The accuracy of these visual disinformation detection tools is high, but their fallibility needs to be considered when designing the systems that they are implemented in. There is limited benefit to using all-in-one style classifiers on their own, as using a combination of tools that can be keenly examined provides journalists with the context and certainty to correctly assess the integrity of images with unknown provenance. Provided that journalists are given enough information about the fundamentals of the way that these tools work and the reasons for their limited fallibility, the acuity of image forgery detection tools presents a compelling argument for their usage.

Disclosure Statement

No potential conflict of interest was reported by the author(s).

Additional information

Funding

This work was supported by the Bushfire and Natural Hazards Cooperative Research Centre.

Notes

1 Manipulations involving visual media, including by journalists or photo editors themselves, have a long history and include activity being staged or stylised in the field as well as pixels being altered in post-production through analog or, more recently, digital means. Notable examples include Roger Fenton's 1855 “Valley of the Shadow of Death” photograph, National Geographic's 1982 cover which featured a horizontal photo that was altered to fit a vertical magazine cover, and former AP photographer Narciso Contreras's photo in which he airbrushed out in 2014 a fellow journalist's video camera. All these examples are relevant to note but, with this specific paper, we choose to focus on manipulations created, edited, or circulated initially by non-journalists on social media.

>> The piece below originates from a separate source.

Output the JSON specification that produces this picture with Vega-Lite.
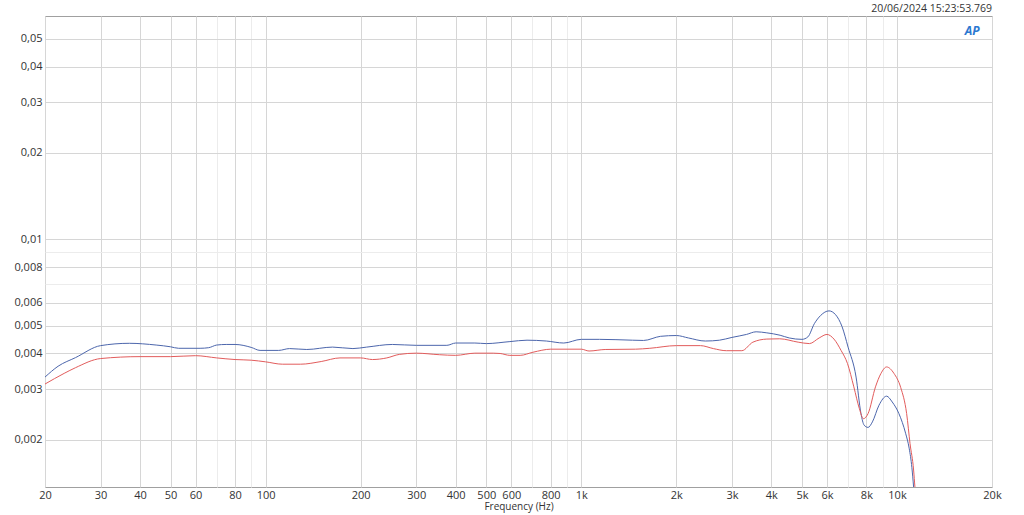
{
  "$schema": "https://vega.github.io/schema/vega-lite/v6.json",
  "width": 947,
  "height": 471,
  "autosize": {"type": "none"},
  "padding": {"left": 45, "top": 16, "right": 32, "bottom": 28},
  "background": "white",
  "config": {
    "font": "Open Sans",
    "view": {"stroke": "#a0a0a0", "strokeWidth": 1}
  },
  "title": {
    "text": "20/06/2024 15:23:53.769",
    "anchor": "end",
    "frame": "group",
    "fontSize": 10.5,
    "fontWeight": "normal",
    "color": "#333333",
    "offset": 2
  },
  "datasets": {
    "curves": [
      {"f": 20, "ch": "A", "v": 0.00331},
      {"f": 22, "ch": "A", "v": 0.00361},
      {"f": 25, "ch": "A", "v": 0.00387},
      {"f": 30, "ch": "A", "v": 0.00426},
      {"f": 37, "ch": "A", "v": 0.00434},
      {"f": 45, "ch": "A", "v": 0.00428},
      {"f": 50, "ch": "A", "v": 0.00422},
      {"f": 53, "ch": "A", "v": 0.00417},
      {"f": 62, "ch": "A", "v": 0.00417},
      {"f": 66, "ch": "A", "v": 0.00419},
      {"f": 70, "ch": "A", "v": 0.00428},
      {"f": 75, "ch": "A", "v": 0.0043},
      {"f": 80, "ch": "A", "v": 0.0043},
      {"f": 90, "ch": "A", "v": 0.0042},
      {"f": 96, "ch": "A", "v": 0.0041},
      {"f": 110, "ch": "A", "v": 0.0041},
      {"f": 119, "ch": "A", "v": 0.00416},
      {"f": 135, "ch": "A", "v": 0.00413},
      {"f": 163, "ch": "A", "v": 0.00421},
      {"f": 189, "ch": "A", "v": 0.00416},
      {"f": 209, "ch": "A", "v": 0.00421},
      {"f": 252, "ch": "A", "v": 0.0043},
      {"f": 300, "ch": "A", "v": 0.00427},
      {"f": 375, "ch": "A", "v": 0.00427},
      {"f": 400, "ch": "A", "v": 0.00435},
      {"f": 460, "ch": "A", "v": 0.00435},
      {"f": 500, "ch": "A", "v": 0.00433},
      {"f": 594, "ch": "A", "v": 0.0044},
      {"f": 673, "ch": "A", "v": 0.00445},
      {"f": 775, "ch": "A", "v": 0.00442},
      {"f": 880, "ch": "A", "v": 0.00435},
      {"f": 1000, "ch": "A", "v": 0.00448},
      {"f": 1141, "ch": "A", "v": 0.00448},
      {"f": 1453, "ch": "A", "v": 0.00445},
      {"f": 1575, "ch": "A", "v": 0.00444},
      {"f": 1782, "ch": "A", "v": 0.00459},
      {"f": 2000, "ch": "A", "v": 0.00462},
      {"f": 2185, "ch": "A", "v": 0.00453},
      {"f": 2470, "ch": "A", "v": 0.00442},
      {"f": 2740, "ch": "A", "v": 0.00445},
      {"f": 3000, "ch": "A", "v": 0.00455},
      {"f": 3335, "ch": "A", "v": 0.00466},
      {"f": 3580, "ch": "A", "v": 0.00476},
      {"f": 3870, "ch": "A", "v": 0.00472},
      {"f": 4264, "ch": "A", "v": 0.00463},
      {"f": 4558, "ch": "A", "v": 0.00453},
      {"f": 5000, "ch": "A", "v": 0.00448},
      {"f": 5222, "ch": "A", "v": 0.00457},
      {"f": 5473, "ch": "A", "v": 0.00508},
      {"f": 5734, "ch": "A", "v": 0.00543},
      {"f": 6090, "ch": "A", "v": 0.00563},
      {"f": 6390, "ch": "A", "v": 0.00546},
      {"f": 6700, "ch": "A", "v": 0.00496},
      {"f": 7000, "ch": "A", "v": 0.00421},
      {"f": 7420, "ch": "A", "v": 0.00331},
      {"f": 7690, "ch": "A", "v": 0.00247},
      {"f": 7870, "ch": "A", "v": 0.00225},
      {"f": 8100, "ch": "A", "v": 0.00221},
      {"f": 8360, "ch": "A", "v": 0.00231},
      {"f": 8770, "ch": "A", "v": 0.00264},
      {"f": 9270, "ch": "A", "v": 0.00284},
      {"f": 9660, "ch": "A", "v": 0.00271},
      {"f": 10140, "ch": "A", "v": 0.00247},
      {"f": 10660, "ch": "A", "v": 0.0021},
      {"f": 10930, "ch": "A", "v": 0.00187},
      {"f": 11150, "ch": "A", "v": 0.0016},
      {"f": 11290, "ch": "A", "v": 0.00137},
      {"f": 11400, "ch": "A", "v": 0.0012},
      {"f": 20, "ch": "B", "v": 0.00313},
      {"f": 23, "ch": "B", "v": 0.00341},
      {"f": 25, "ch": "B", "v": 0.00357},
      {"f": 30, "ch": "B", "v": 0.00384},
      {"f": 40, "ch": "B", "v": 0.0039},
      {"f": 50, "ch": "B", "v": 0.0039},
      {"f": 60, "ch": "B", "v": 0.00393},
      {"f": 70, "ch": "B", "v": 0.00386},
      {"f": 80, "ch": "B", "v": 0.00381},
      {"f": 90, "ch": "B", "v": 0.00379},
      {"f": 100, "ch": "B", "v": 0.00374},
      {"f": 113, "ch": "B", "v": 0.00367},
      {"f": 129, "ch": "B", "v": 0.00367},
      {"f": 150, "ch": "B", "v": 0.00375},
      {"f": 172, "ch": "B", "v": 0.00386},
      {"f": 200, "ch": "B", "v": 0.00386},
      {"f": 218, "ch": "B", "v": 0.00381},
      {"f": 242, "ch": "B", "v": 0.00386},
      {"f": 265, "ch": "B", "v": 0.00397},
      {"f": 300, "ch": "B", "v": 0.00401},
      {"f": 356, "ch": "B", "v": 0.00396},
      {"f": 400, "ch": "B", "v": 0.00394},
      {"f": 460, "ch": "B", "v": 0.00401},
      {"f": 526, "ch": "B", "v": 0.00401},
      {"f": 553, "ch": "B", "v": 0.004},
      {"f": 594, "ch": "B", "v": 0.00394},
      {"f": 640, "ch": "B", "v": 0.00394},
      {"f": 703, "ch": "B", "v": 0.00404},
      {"f": 800, "ch": "B", "v": 0.00414},
      {"f": 1000, "ch": "B", "v": 0.00414},
      {"f": 1058, "ch": "B", "v": 0.00408},
      {"f": 1190, "ch": "B", "v": 0.00413},
      {"f": 1485, "ch": "B", "v": 0.00414},
      {"f": 1648, "ch": "B", "v": 0.00417},
      {"f": 2000, "ch": "B", "v": 0.00426},
      {"f": 2386, "ch": "B", "v": 0.00426},
      {"f": 2620, "ch": "B", "v": 0.00416},
      {"f": 2880, "ch": "B", "v": 0.00409},
      {"f": 3225, "ch": "B", "v": 0.00409},
      {"f": 3496, "ch": "B", "v": 0.00438},
      {"f": 3870, "ch": "B", "v": 0.00449},
      {"f": 4250, "ch": "B", "v": 0.0045},
      {"f": 4865, "ch": "B", "v": 0.00438},
      {"f": 5280, "ch": "B", "v": 0.00433},
      {"f": 5668, "ch": "B", "v": 0.00453},
      {"f": 6000, "ch": "B", "v": 0.00466},
      {"f": 6315, "ch": "B", "v": 0.00449},
      {"f": 6650, "ch": "B", "v": 0.0041},
      {"f": 6970, "ch": "B", "v": 0.00369},
      {"f": 7300, "ch": "B", "v": 0.00306},
      {"f": 7600, "ch": "B", "v": 0.00257},
      {"f": 7830, "ch": "B", "v": 0.00237},
      {"f": 8100, "ch": "B", "v": 0.00247},
      {"f": 8550, "ch": "B", "v": 0.00306},
      {"f": 8900, "ch": "B", "v": 0.00341},
      {"f": 9270, "ch": "B", "v": 0.00359},
      {"f": 9780, "ch": "B", "v": 0.00341},
      {"f": 10280, "ch": "B", "v": 0.00304},
      {"f": 10730, "ch": "B", "v": 0.00247},
      {"f": 11000, "ch": "B", "v": 0.00194},
      {"f": 11290, "ch": "B", "v": 0.00157},
      {"f": 11400, "ch": "B", "v": 0.00137},
      {"f": 11550, "ch": "B", "v": 0.0012}
    ]
  },
  "layer": [
    {
      "data": {"name": "curves"},
      "mark": {"type": "line", "strokeWidth": 1, "clip": true, "interpolate": "monotone"},
      "encoding": {
        "x": {
          "field": "f",
          "type": "quantitative",
          "scale": {"type": "log", "domain": [20, 20000], "nice": false},
          "axis": {
            "title": "Frequency (Hz)",
            "titleFontSize": 10,
            "titleFontWeight": "normal",
            "titleColor": "#333333",
            "titlePadding": 1,
            "values": [20, 30, 40, 50, 60, 70, 80, 90, 100, 200, 300, 400, 500, 600, 700, 800, 900, 1000, 2000, 3000, 4000, 5000, 6000, 7000, 8000, 9000, 10000, 20000],
            "labelExpr": "indexof([70, 90, 700, 900, 7000, 9000], datum.value) >= 0 ? '' : (datum.value >= 1000 ? (datum.value / 1000) + 'k' : '' + datum.value)",
            "labelFontSize": 11,
            "labelColor": "#333333",
            "labelPadding": 2,
            "labelOverlap": false,
            "labelFlush": false,
            "labelBound": false,
            "ticks": false,
            "domain": false,
            "grid": true,
            "gridColor": {"condition": {"test": "indexof([70, 90, 700, 900, 7000, 9000], datum.value) >= 0", "value": "#ececec"}, "value": "#d6d6d6"},
            "gridWidth": 1
          }
        },
        "y": {
          "field": "v",
          "type": "quantitative",
          "scale": {"type": "log", "domain": [0.00137, 0.06], "nice": false},
          "axis": {
            "title": null,
            "values": [0.002, 0.003, 0.004, 0.005, 0.006, 0.007, 0.008, 0.009, 0.01, 0.02, 0.03, 0.04, 0.05],
            "labelExpr": "indexof([0.007, 0.009], datum.value) >= 0 ? '' : replace('' + datum.value, '.', ',')",
            "labelFontSize": 11,
            "labelColor": "#333333",
            "labelPadding": 3,
            "labelOverlap": false,
            "labelFlush": false,
            "labelBound": false,
            "ticks": false,
            "domain": false,
            "grid": true,
            "gridColor": {"condition": {"test": "indexof([0.007, 0.009], datum.value) >= 0", "value": "#ececec"}, "value": "#d6d6d6"},
            "gridWidth": 1
          }
        },
        "color": {
          "field": "ch",
          "type": "nominal",
          "scale": {"domain": ["A", "B"], "range": ["#4c66ac", "#e25c5c"]},
          "legend": null
        }
      }
    },
    {
      "data": {"values": [{}]},
      "mark": {"type": "text", "fontSize": 12, "fontStyle": "italic", "fontWeight": "bold", "color": "#2b78d0", "align": "center", "baseline": "middle"},
      "encoding": {
        "x": {"datum": 17300, "type": "quantitative"},
        "y": {"datum": 0.053, "type": "quantitative"},
        "text": {"value": "AP"}
      }
    }
  ]
}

2 We operationalize in this paper misinformation as inaccurate information that is most likely shared without the intent to harm and disinformation as inaccurate information shared with the intent to deceive.

3 Adversarial training reverses the logic of classification by attempting to “fool” a system through targeted manipulations of input data to try to exploit weaknesses in the classification logic. Under adversarial conditions the system designer tries to generate (often using a generative neural network) examples of images that are misclassified, and these images themselves can be used to assist in the generation of further images that may perform even worse.